Many malting barley growers are considering their future with this crop.

While it is good to see the drinks sector expanding, growers feel that all the upstream processors have transferred their risk back onto producers and they are very unhappy with the way this sector is evolving. This can be seen by the level of new requirements that have been imposed on growers in recent years.

The traditional malting barley specification involved variety and screenings.

Protein is relatively new but understandable. Add to these maximum skinning levels that vary between purchasers, risks associated with having only one variety, additional transport costs to help keep varieties pure, the obligation to purchase more expensive seed and the recent obligation on Boortmalt growers to supply protein within two separate protein bands, one for brewing and the other for distilling.
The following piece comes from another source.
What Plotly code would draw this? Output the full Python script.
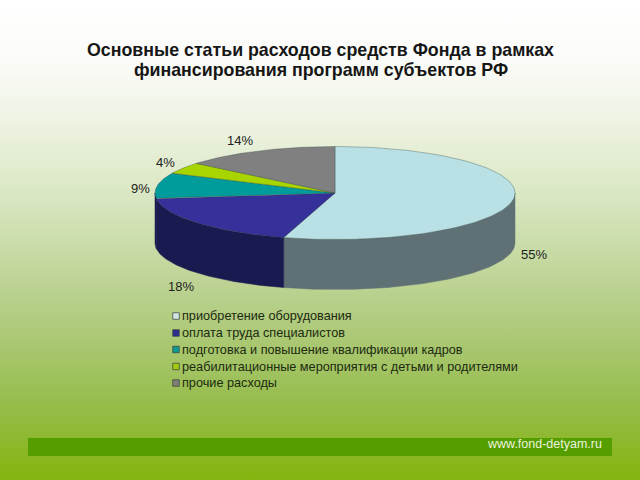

All of these requirements mean it is very easy for a grower to be outside of specification on any of these. This means rejection and loss of premium, but this still comes from a higher cost base.

Growers would argue, and rightly so, that the current specs significantly increase the risk of rejection, with no additional premium to help compensate.

For these reasons a number of growers are seriously considering reducing their malting area and a few have reportedly ceased production.

The necessity to reduce nitrogen rates to help hit low protein targets for distilling on specific varieties will mean loss of yield. But if protein is still excessive that load will be rejected as that variety may not be suitable for brewing. This is an additional problem on use-specific varieties.

Add to these the huge levels of traceability being imposed, all of which cost money, and it is easy to understand the frustration being experienced at grower level.

New transport proposals, maximum delivered moisture levels, constraints on combine use and grain delivery at harvest, among other things, are forcing traditional malting barley growers to consider their future with this crop.